Case in point: The value of IT as a business driver has led to an increase in the number of CIOs who move on to become CEOs, taking on top leadership positions in major companies around the world. And for those just starting out in business, a career in technology can lead to diversified management roles, setting the stage for increasingly greater levels of responsibility.
Despite such incentives, the number of women earning degrees in technical fields is not on the rise today. When I earned my bachelor’s degree in computer science, women represented only 10 percent of the computer science undergraduate population. Yet today, in universities across North America, that number hasn’t changed. Women still make up no more than 10 percent of the graduating class in technology-related fields. That must change.

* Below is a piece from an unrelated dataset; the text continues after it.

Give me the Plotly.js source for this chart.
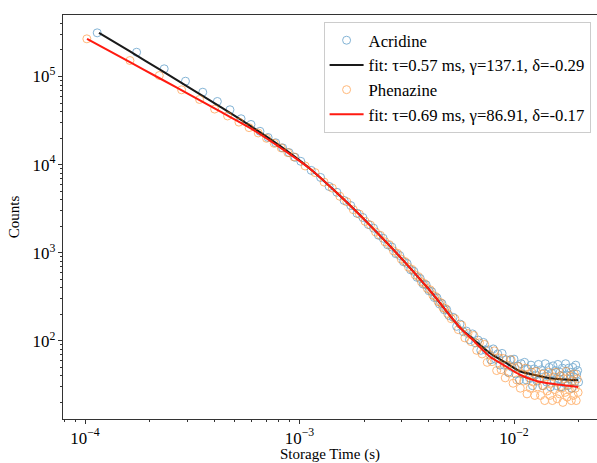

One way to get these numbers to increase is to dispel the myth that careers in technology translate into long hours at a desk in front of a computer screen, with little or no human interaction. In fact, nothing could be further from the truth. My days are filled with industry conferences, customer meetings, presentations, travel and teamwork.
It’s a demanding and rewarding field for men and women, which is why I take every opportunity to encourage people at the collegiate level to gain a better understanding of the business side of technology -- especially women.
I’ve never regretted my decision to go into computer science. For me, it has provided the privilege and honor of working with and learning from many smart and seasoned executives and entrepreneurs. And through the years, I’ve come to believe that the most successful organizations and business leaders know how to leverage diversity -- not only in terms of gender, but also in terms of cultures, people and products. I’m proud to work for a company that takes that belief to heart.